■ WHAT THE EXERCISE ASKS
Begin with the line containing "Rebuild this chart" and end with the line containing "-4, -5, -6, -7, -8];"; set down that block verbatim and nothing else.

■ THE INPUT
● ● ● ● ●
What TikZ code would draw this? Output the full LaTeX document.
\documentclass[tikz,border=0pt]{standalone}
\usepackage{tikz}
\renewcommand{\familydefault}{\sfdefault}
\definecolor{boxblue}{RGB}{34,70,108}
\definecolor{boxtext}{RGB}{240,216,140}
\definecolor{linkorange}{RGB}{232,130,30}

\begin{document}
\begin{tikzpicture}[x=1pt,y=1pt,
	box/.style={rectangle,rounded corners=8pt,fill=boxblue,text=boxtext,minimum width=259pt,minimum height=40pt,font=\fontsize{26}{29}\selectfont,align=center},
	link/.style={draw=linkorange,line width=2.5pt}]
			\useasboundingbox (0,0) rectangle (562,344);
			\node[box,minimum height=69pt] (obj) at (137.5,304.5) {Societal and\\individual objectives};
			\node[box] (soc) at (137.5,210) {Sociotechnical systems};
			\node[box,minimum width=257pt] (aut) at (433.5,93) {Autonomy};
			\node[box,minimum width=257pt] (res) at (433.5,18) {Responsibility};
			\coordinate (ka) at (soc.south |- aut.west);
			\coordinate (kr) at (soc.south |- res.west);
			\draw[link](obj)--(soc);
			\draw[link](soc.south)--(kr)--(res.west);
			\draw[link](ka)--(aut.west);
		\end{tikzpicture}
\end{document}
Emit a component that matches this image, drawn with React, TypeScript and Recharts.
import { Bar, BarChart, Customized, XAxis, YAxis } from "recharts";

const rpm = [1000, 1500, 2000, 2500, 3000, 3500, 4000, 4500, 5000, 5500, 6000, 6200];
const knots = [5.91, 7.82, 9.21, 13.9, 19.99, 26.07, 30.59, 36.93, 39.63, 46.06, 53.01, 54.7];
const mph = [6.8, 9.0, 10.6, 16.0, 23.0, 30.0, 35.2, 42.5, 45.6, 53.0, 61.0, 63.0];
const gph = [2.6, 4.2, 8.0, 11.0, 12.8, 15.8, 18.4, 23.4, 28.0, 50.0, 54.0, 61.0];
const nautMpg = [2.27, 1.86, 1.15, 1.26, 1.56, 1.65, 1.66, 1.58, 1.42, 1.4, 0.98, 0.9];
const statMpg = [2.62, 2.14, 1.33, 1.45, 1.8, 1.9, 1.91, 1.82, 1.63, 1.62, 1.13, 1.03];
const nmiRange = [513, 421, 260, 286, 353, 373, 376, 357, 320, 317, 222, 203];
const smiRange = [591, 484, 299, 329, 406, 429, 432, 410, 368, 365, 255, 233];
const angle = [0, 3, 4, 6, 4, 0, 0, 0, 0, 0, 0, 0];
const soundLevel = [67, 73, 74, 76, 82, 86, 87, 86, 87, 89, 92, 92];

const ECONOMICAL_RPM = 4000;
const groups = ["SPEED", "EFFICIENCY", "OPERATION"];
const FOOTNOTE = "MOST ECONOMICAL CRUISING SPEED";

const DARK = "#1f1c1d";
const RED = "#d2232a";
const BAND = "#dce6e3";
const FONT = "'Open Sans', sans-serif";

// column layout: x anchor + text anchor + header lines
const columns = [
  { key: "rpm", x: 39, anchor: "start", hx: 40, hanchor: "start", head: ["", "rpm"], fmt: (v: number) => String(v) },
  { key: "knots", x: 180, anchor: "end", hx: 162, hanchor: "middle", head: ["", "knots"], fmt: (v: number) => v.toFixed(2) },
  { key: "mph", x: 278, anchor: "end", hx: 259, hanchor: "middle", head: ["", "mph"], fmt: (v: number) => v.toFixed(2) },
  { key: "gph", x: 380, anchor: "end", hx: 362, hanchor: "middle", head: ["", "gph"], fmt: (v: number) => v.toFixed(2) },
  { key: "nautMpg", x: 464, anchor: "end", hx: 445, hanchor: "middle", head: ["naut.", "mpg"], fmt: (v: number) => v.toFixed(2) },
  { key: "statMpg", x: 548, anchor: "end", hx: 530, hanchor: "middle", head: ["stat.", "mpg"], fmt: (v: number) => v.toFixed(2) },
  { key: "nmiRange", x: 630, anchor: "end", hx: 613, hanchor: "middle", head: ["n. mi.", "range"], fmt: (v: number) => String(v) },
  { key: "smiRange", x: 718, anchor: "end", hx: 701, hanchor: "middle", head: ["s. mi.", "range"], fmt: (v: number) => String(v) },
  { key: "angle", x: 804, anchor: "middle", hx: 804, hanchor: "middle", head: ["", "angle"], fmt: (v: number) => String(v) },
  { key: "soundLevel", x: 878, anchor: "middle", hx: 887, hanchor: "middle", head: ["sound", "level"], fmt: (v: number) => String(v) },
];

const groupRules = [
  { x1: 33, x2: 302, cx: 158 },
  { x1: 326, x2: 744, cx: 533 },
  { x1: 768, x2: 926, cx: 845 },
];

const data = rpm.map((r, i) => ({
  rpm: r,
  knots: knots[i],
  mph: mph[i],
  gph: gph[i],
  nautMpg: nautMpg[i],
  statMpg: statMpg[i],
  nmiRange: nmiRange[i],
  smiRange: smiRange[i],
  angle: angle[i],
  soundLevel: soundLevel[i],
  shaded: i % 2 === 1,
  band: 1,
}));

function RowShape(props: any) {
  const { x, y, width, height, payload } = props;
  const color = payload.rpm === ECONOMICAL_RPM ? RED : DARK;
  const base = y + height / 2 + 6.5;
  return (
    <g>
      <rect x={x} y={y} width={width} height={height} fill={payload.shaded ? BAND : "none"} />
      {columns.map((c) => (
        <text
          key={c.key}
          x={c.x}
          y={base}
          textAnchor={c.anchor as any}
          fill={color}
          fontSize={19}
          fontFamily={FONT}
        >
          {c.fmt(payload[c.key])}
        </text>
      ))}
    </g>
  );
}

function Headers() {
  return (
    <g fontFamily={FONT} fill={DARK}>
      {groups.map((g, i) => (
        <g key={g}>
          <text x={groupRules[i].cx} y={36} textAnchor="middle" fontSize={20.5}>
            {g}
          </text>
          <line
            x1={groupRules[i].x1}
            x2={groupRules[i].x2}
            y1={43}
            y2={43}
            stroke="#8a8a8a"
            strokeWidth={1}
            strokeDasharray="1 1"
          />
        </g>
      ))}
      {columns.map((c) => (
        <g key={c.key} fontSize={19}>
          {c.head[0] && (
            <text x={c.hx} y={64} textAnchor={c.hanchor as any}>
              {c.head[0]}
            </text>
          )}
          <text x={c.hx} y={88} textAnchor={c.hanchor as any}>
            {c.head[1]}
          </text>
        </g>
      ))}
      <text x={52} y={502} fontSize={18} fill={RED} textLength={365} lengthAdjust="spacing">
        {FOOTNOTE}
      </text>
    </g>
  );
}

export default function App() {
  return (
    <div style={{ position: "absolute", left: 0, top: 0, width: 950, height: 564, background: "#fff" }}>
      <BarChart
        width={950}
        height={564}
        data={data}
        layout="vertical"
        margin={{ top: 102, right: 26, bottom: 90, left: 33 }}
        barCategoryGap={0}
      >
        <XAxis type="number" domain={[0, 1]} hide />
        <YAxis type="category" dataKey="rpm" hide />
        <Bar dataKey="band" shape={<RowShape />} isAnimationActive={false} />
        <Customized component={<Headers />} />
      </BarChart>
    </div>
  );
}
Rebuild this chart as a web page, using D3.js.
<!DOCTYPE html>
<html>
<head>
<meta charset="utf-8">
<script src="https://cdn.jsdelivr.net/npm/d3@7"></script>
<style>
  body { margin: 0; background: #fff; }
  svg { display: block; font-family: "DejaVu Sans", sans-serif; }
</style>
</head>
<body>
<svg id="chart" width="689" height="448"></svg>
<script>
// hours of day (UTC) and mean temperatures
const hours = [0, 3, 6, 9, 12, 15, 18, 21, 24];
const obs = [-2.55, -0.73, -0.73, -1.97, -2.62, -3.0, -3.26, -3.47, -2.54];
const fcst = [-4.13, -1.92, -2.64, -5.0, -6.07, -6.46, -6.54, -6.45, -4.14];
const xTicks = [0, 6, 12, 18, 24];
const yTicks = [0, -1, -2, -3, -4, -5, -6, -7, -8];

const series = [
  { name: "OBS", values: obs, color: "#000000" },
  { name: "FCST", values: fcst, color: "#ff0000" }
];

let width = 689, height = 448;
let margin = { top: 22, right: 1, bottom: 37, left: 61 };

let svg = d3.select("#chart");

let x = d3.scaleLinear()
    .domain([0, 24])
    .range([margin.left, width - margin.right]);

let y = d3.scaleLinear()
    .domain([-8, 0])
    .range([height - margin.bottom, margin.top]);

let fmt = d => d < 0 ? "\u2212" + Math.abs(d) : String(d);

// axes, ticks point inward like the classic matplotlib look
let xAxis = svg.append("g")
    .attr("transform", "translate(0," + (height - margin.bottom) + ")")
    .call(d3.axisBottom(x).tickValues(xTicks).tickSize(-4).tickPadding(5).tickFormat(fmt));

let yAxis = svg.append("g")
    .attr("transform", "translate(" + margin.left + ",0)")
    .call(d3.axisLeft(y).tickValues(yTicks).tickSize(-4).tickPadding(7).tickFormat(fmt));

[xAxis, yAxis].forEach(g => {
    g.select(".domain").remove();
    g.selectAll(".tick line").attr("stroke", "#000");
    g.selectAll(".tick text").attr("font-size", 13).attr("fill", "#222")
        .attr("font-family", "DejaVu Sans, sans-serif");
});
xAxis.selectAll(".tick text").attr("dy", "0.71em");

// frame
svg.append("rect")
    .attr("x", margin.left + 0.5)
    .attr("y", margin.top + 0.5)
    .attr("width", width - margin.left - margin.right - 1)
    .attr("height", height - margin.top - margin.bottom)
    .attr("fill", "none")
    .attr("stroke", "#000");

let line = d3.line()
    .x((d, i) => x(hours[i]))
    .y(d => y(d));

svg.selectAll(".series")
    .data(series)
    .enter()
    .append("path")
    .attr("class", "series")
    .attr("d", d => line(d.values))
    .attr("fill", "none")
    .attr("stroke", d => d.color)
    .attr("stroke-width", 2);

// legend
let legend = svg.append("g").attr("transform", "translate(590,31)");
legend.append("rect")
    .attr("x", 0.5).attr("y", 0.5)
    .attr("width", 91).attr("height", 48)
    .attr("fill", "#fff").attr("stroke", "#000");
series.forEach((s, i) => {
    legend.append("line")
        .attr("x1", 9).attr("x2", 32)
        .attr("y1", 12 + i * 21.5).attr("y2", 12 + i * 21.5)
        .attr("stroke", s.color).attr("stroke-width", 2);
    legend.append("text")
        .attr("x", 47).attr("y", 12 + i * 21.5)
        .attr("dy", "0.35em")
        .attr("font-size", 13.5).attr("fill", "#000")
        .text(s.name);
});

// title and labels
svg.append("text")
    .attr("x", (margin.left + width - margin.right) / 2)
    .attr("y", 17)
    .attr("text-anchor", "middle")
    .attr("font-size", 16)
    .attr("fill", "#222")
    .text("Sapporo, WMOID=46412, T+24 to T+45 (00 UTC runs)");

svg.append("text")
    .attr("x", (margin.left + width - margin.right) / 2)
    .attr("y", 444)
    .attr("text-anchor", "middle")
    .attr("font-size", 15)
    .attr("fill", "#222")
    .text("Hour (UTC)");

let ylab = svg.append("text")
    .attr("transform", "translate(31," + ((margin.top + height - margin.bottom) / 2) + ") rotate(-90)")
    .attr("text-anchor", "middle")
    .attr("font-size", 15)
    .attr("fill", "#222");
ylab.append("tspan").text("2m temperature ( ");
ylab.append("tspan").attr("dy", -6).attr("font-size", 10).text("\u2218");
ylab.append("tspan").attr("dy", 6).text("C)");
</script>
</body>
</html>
● ● ● ● ●
■ SOLUTION
Rebuild this chart as a web page, using D3.js.
<!DOCTYPE html>
<html>
<head>
<meta charset="utf-8">
<script src="https://cdn.jsdelivr.net/npm/d3@7"></script>
<style>
  body { margin: 0; background: #fff; }
  svg { display: block; font-family: "DejaVu Sans", sans-serif; }
</style>
</head>
<body>
<svg id="chart" width="689" height="448"></svg>
<script>
// hours of day (UTC) and mean temperatures
const hours = [0, 3, 6, 9, 12, 15, 18, 21, 24];
const obs = [-2.55, -0.73, -0.73, -1.97, -2.62, -3.0, -3.26, -3.47, -2.54];
const fcst = [-4.13, -1.92, -2.64, -5.0, -6.07, -6.46, -6.54, -6.45, -4.14];
const xTicks = [0, 6, 12, 18, 24];
const yTicks = [0, -1, -2, -3, -4, -5, -6, -7, -8];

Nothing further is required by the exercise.